The further to the left or the right you move, the more your lens on life distorts.

Tuesday, September 23, 2008

It Makes No Cents

Looks like the penny has been redesigned. The Los Angeles Times comments:
In honor of the upcoming bicentennial of Abraham Lincoln's birth, the U.S. Mint is giving the 100-year-old Lincoln penny a new look. The front will continue to show his profile, but the Lincoln Memorial on the back will be replaced by images that are intended to evoke different aspects of his life, such as a log cabin and young Abe sitting on a log, reading. This is expected to create a big buzz in the coin-collecting world, but in truth, the only makeover the penny needs is a disappearing act.

The shiny copper veneer of pennies made after 1983 hides a heart of zinc, and even so, depending on the value of the metals involved, the cent sometimes costs more than a cent to make. Lincoln, a self-taught man born to poverty, knew the value of a penny back when it had real value, and most likely he would have found its continued existence wasteful and downright silly.

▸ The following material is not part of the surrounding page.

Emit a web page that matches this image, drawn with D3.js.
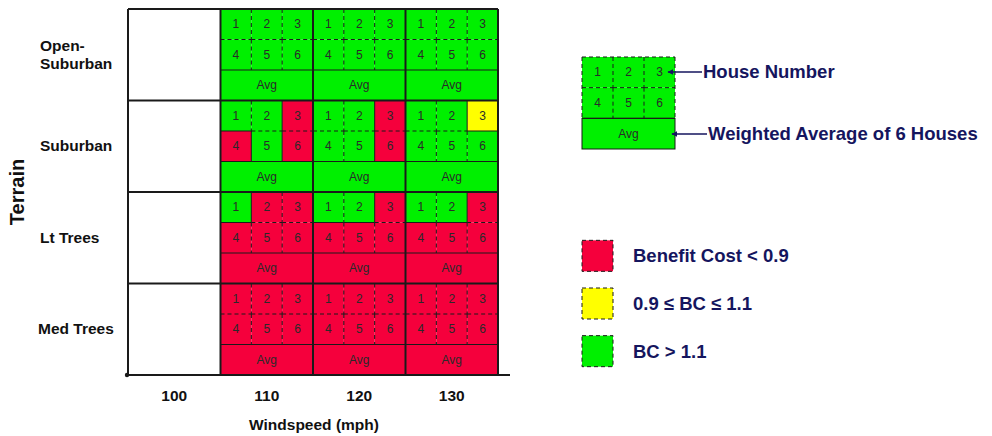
<!DOCTYPE html>
<html><head><meta charset="utf-8">
<script src="https://cdn.jsdelivr.net/npm/d3@7"></script>
<style>body{margin:0;background:#fff} svg{display:block}</style>
</head><body>
<svg id="c" width="992" height="436"></svg>
<script>
// ---- data ----
const terrains = ["Open-Suburban", "Suburban", "Lt Trees", "Med Trees"];
const windspeeds = ["100", "110", "120", "130"];
const houseLabels = ["1", "2", "3", "4", "5", "6"];
const avgLabel = "Avg";
// ratings per windspeed: houses 1..6 then weighted average; R: BC<0.9, Y: 0.9–1.1, G: BC>1.1; null = no result
const openSuburban = [null, ["G","G","G","G","G","G","G"], ["G","G","G","G","G","G","G"], ["G","G","G","G","G","G","G"]];
const suburban     = [null, ["G","G","R","R","G","R","G"], ["G","G","R","G","G","R","G"], ["G","G","Y","G","G","G","G"]];
const ltTrees      = [null, ["G","R","R","R","R","R","R"], ["G","G","R","R","R","R","R"], ["G","G","R","R","R","R","R"]];
const medTrees     = [null, ["R","R","R","R","R","R","R"], ["R","R","R","R","R","R","R"], ["R","R","R","R","R","R","R"]];
const ratingsByTerrain = [openSuburban, suburban, ltTrees, medTrees];
const legendExample = ["G","G","G","G","G","G","G"];
const legendCodes = ["R", "Y", "G"];
const legendLabels = ["Benefit Cost < 0.9", "0.9 \u2264 BC \u2264 1.1", "BC > 1.1"];
const annotationLabels = ["House Number", "Weighted Average of 6 Houses"];
const xTitle = "Windspeed (mph)";
const yTitle = "Terrain";

// ---- drawing ----
const color = d3.scaleOrdinal().domain(["R","Y","G"]).range(["#f5003c", "#ffff00", "#00f000"]);
const svg = d3.select("#c");
const FONT = "'Liberation Sans', Arial, sans-serif";
const NAVY = "#15155e";

const x = d3.scaleBand().domain(windspeeds).range([128, 498]);
const y = d3.scaleBand().domain(terrains).range([9, 375]);

function line(g, x1, y1, x2, y2, dashed, w) {
  g.append("line").attr("x1", x1).attr("y1", y1).attr("x2", x2).attr("y2", y2)
    .attr("stroke", "#1a1a1a").attr("stroke-width", w || 1)
    .attr("stroke-dasharray", dashed ? "4,3" : null);
}

function drawBlock(g, r, bx, by, bw, bh, outline) {
  const sx = d3.scaleBand().domain([0, 1, 2]).range([bx, bx + bw]);
  const sy = d3.scaleBand().domain([0, 1, 2]).range([by, by + bh]);
  const cw = sx.bandwidth(), ch = sy.bandwidth();
  houseLabels.forEach((lab, i) => {
    const c = i % 3, rr = Math.floor(i / 3);
    g.append("rect").attr("x", sx(c)).attr("y", sy(rr)).attr("width", cw).attr("height", ch)
      .attr("fill", color(r[i]));
  });
  g.append("rect").attr("x", bx).attr("y", sy(2)).attr("width", bw).attr("height", ch)
    .attr("fill", color(r[6]));
  for (let rr = 0; rr < 2; rr++) {
    for (let c = 0; c < 2; c++) {
      const a = r[rr * 3 + c], b = r[rr * 3 + c + 1];
      line(g, sx(c + 1), sy(rr), sx(c + 1), sy(rr) + ch, a === b);
    }
  }
  for (let c = 0; c < 3; c++) {
    line(g, sx(c), sy(1), sx(c) + cw, sy(1), r[c] === r[c + 3]);
  }
  line(g, bx, sy(2), bx + bw, sy(2), false);
  if (outline) {
    line(g, bx, by, bx + bw, by, true);
    line(g, bx, by, bx, sy(2), true);
    line(g, bx + bw, by, bx + bw, sy(2), true);
    g.append("rect").attr("x", bx).attr("y", sy(2)).attr("width", bw).attr("height", ch)
      .attr("fill", "none").attr("stroke", "#1a1a1a").attr("stroke-width", 1);
  }
  houseLabels.forEach((lab, i) => {
    const c = i % 3, rr = Math.floor(i / 3);
    g.append("text").attr("x", sx(c) + cw / 2).attr("y", sy(rr) + ch / 2 + 4)
      .attr("text-anchor", "middle").attr("font-family", FONT).attr("font-size", 12)
      .attr("fill", "#2a2a2a").text(lab);
  });
  g.append("text").attr("x", bx + bw / 2).attr("y", sy(2) + ch / 2 + 4)
    .attr("text-anchor", "middle").attr("font-family", FONT).attr("font-size", 12)
    .attr("fill", "#2a2a2a").text(avgLabel);
}

const grid = svg.append("g");
terrains.forEach((t, ti) => {
  windspeeds.forEach((w, wi) => {
    const r = ratingsByTerrain[ti][wi];
    if (!r) {
      grid.append("rect").attr("x", x(w)).attr("y", y(t)).attr("width", x.bandwidth()).attr("height", y.bandwidth()).attr("fill", "#fff");
    } else {
      drawBlock(grid, r, x(w), y(t), x.bandwidth(), y.bandwidth(), false);
    }
  });
});
const major = svg.append("g");
const x0 = x.range()[0], x1 = x.range()[1], y0 = y.range()[0], y1 = y.range()[1];
windspeeds.forEach(w => line(major, x(w), y0, x(w), y1, false, 2));
line(major, x1, y0, x1, y1, false, 2);
terrains.forEach(t => line(major, x0, y(t), x1, y(t), false, 2));
line(major, x0 - 1, y1, 510, y1, false, 2);
major.append("circle").attr("cx", x0 - 1).attr("cy", y1).attr("r", 2.2).attr("fill", "#1a1a1a");

const ax = svg.append("g").attr("transform", `translate(0,${y1})`)
  .call(d3.axisBottom(x).tickSize(0).tickPadding(15));
ax.select(".domain").remove();
ax.selectAll("text").attr("font-family", FONT).attr("font-size", 15.5).attr("font-weight", "bold").attr("fill", "#111");

svg.append("text").attr("x", (x0 + x1) / 2 + 1).attr("y", 430).attr("text-anchor", "middle")
  .attr("font-family", FONT).attr("font-size", 15.5).attr("font-weight", "bold").attr("fill", "#111").text(xTitle);

terrains.forEach(t => {
  const parts = t.includes("-") ? [t.slice(0, t.indexOf("-") + 1), t.slice(t.indexOf("-") + 1)] : [t];
  const cy = y(t) + y.bandwidth() / 2;
  const txt = svg.append("text").attr("font-family", FONT).attr("font-size", 15.5).attr("font-weight", "bold").attr("fill", "#111");
  parts.forEach((p, i) => {
    txt.append("tspan").attr("x", t === "Med Trees" ? 38 : 40)
      .attr("y", cy + 5 + (i - (parts.length - 1) / 2) * 18).text(p);
  });
});
svg.append("text").attr("transform", `translate(24,${(y0 + y1) / 2}) rotate(-90)`)
  .attr("text-anchor", "middle").attr("font-family", FONT).attr("font-size", 20).attr("font-weight", "bold")
  .attr("fill", "#111").text(yTitle);

const lg = svg.append("g");
drawBlock(lg, legendExample, 582, 57, 93, 92, true);
svg.append("defs").append("marker").attr("id", "ah").attr("viewBox", "0 0 10 10").attr("refX", 9).attr("refY", 5)
  .attr("markerWidth", 6).attr("markerHeight", 6).attr("markerUnits", "userSpaceOnUse").attr("orient", "auto")
  .append("path").attr("d", "M0,0 L10,5 L0,10 Z").attr("fill", NAVY);
const annY = [72, 134], annX = [668, 672], annTX = [703, 708];
annotationLabels.forEach((lab, i) => {
  lg.append("line").attr("x1", annTX[i] - 1).attr("y1", annY[i]).attr("x2", annX[i]).attr("y2", annY[i])
    .attr("stroke", NAVY).attr("stroke-width", 1.5).attr("marker-end", "url(#ah)");
  lg.append("text").attr("x", annTX[i]).attr("y", annY[i] + 6).attr("font-family", FONT).attr("font-size", 18.5)
    .attr("font-weight", "bold").attr("fill", NAVY).text(lab);
});
const ly = d3.scaleBand().domain(legendCodes).range([240, 383]);
legendCodes.forEach((c, i) => {
  const yy = ly(c) + (ly.bandwidth() - 31) / 2 - 8;
  lg.append("rect").attr("x", 582).attr("y", yy).attr("width", 31).attr("height", 31)
    .attr("fill", color(c)).attr("stroke", "#1a1a1a").attr("stroke-dasharray", "4,3");
  lg.append("text").attr("x", 633).attr("y", yy + 22).attr("font-family", FONT).attr("font-size", 18.5)
    .attr("font-weight", "bold").attr("fill", NAVY).text(legendLabels[i]);
});
</script>
</body></html>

Except as a coin to rummage around for in your pocket or purse -- hoping to come up with the right change lest the cashier dump more pennies on you -- the cent has outlived its usefulness. Phasing it out would require simply that we round amounts off to the nearest nickel, which might sound frightening to those who watch their pennies. No doubt there were similar fears when the United States stopped coining the half-cent in 1857. Even back then, the copper was worth more than the coin itself.

On its face (no pun intended), the redesign of the penny is innocuous enough. But at a deeper level, it’s an important indicator of the utter inability of our government leaders to make rational decisions, of their slavish adherence to polling data, and of the undue influence of lobbyists in virtually every aspect of our lives.

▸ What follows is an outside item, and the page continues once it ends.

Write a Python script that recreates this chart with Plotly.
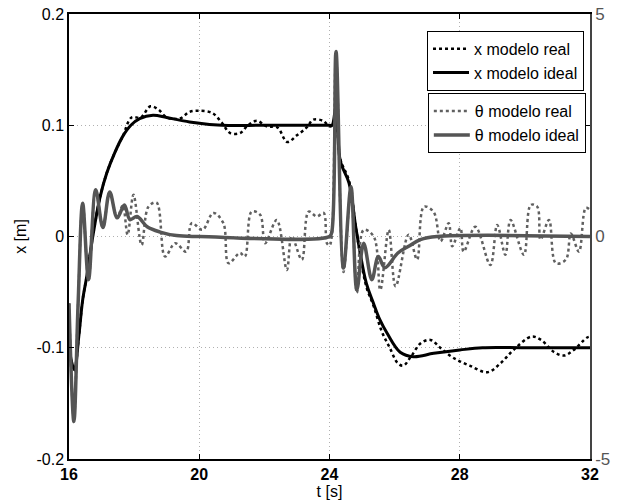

The penny is obsolete. You can’t buy anything with it. It costs 1.2 - 1.4 cents to make a penny, meaning that the government loses money on every cent that is made. You constantly hear, “You can keep the pennies” at cash registers across America. Small stores leave bowls of pennies at the register to help make change—they wouldn’t do that with dimes or quarters. And yet, rather than phasing out the penny, the US Mint redesigns it.

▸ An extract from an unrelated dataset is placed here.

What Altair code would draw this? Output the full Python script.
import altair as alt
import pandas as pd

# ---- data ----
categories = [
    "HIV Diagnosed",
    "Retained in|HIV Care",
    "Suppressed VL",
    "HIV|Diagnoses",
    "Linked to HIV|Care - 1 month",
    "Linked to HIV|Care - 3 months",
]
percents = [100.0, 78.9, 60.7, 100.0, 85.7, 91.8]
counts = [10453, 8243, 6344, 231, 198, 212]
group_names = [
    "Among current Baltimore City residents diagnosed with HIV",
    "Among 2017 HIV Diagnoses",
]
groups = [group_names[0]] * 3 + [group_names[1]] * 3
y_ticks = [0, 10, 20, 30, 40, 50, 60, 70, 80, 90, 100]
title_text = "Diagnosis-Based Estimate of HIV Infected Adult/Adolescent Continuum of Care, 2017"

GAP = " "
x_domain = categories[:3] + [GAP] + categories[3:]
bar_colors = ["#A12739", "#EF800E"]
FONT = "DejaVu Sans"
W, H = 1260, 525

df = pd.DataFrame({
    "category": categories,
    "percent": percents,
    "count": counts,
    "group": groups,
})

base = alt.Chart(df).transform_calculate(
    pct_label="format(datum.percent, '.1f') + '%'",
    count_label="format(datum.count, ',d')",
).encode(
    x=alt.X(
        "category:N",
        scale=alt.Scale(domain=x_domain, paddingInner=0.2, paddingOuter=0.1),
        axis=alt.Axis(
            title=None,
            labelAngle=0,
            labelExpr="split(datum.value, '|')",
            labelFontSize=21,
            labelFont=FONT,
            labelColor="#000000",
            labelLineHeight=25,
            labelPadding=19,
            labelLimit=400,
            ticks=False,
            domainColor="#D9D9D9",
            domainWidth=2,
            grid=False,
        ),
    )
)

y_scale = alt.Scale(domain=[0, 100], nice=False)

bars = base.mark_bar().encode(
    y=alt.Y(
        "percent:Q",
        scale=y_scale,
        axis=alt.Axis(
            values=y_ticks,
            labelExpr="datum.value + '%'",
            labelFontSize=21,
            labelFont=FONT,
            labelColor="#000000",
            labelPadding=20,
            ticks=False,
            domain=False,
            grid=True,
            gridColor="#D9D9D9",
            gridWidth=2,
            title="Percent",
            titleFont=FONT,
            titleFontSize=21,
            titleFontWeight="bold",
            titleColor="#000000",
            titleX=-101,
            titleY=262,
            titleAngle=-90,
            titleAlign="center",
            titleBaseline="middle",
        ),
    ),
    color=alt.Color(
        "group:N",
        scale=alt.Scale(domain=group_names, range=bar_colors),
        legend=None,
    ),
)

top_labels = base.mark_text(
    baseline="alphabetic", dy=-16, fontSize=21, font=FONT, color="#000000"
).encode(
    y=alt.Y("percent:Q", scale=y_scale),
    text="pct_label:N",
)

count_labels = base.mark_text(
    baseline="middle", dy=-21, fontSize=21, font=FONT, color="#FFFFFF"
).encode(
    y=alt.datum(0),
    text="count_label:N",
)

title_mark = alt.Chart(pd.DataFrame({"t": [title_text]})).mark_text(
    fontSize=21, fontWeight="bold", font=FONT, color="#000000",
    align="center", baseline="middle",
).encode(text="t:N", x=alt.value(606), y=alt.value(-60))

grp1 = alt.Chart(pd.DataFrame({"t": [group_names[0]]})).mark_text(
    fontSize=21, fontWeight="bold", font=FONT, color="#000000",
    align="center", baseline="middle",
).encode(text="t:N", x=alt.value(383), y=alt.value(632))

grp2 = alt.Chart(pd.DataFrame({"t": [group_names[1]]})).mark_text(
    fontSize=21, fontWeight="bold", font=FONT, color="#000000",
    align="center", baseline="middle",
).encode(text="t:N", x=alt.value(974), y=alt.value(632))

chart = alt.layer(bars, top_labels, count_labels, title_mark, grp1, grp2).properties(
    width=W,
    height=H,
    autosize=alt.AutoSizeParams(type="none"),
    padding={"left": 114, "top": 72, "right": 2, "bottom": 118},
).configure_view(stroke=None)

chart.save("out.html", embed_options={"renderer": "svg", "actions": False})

Why? Our congressional “leaders” are either too lazy, too stupid, or too influenced by copper and zinc industry lobbyists to stop making this coin. Oh, and since 2/3 of Americans want to keep the coin (according to a metal industry lobbying group), Congress argues that it’s the right thing to do. Real leadership there.

And these are the guys we entrust with “oversight" of the current credit industry bailout. Incredible.